- Location: Villages near Požega, Western Slavonia, Croatia
- Date: 29 October 1991
- Target: Croatian Serb civilians
- Attack type: Mass killing
- Deaths: 44–70
- Perpetrators: 121st Brigade from Nova Gradiška and 123rd Brigade from Slavonski Požega of the Croatian Army (HV)

= Požega villages massacre =

Mass murder of elderly Croatian Serbs

The Požega villages massacre was the mass murder of predominantly elderly Croatian Serbs from villages surrounding the city of Požega on 29 October 1991 by the 121st Brigade from Nova Gradiška and 123rd Brigade from Slavonski Požega units of the Croatian Army (HV).

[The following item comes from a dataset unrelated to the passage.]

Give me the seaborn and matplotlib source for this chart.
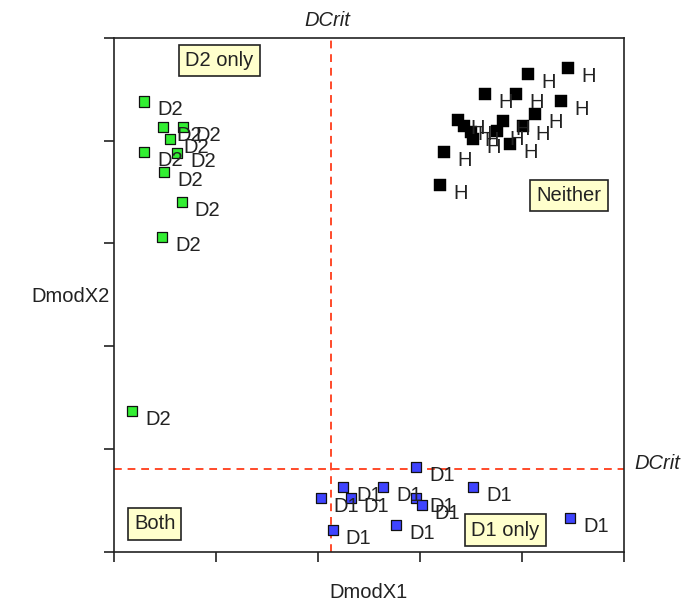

The Slavonska Požega Crisis Committee issued an order on 28 October 1991 which was broadcast on the radio and posted on banners in the streets, for the evacuation of 26 predominantly Serb-populated villages and gave the inhabitants 48 hours to leave. The order was reportedly issued under the pretext that the villages would be protected. Shortly after the deadline, Croatian troops, led by Miljenko Crnjac, marched into the area, pillaging and burning the villages. Three were spared because they had a few Croat inhabitants. Though most of the villagers abandoned their homes, the elderly did not. Those who could not or did not want to leave were killed during the operation. The villages targeted included Vučjak Čečavački, Šnjegavić, Jeminovac and Ruševac. The Zagreb-based Serbian Democratic Forum estimates that 44 civilians were killed, more than 1,000 homes and other buildings destroyed and over 1,400 people made homeless by the operation.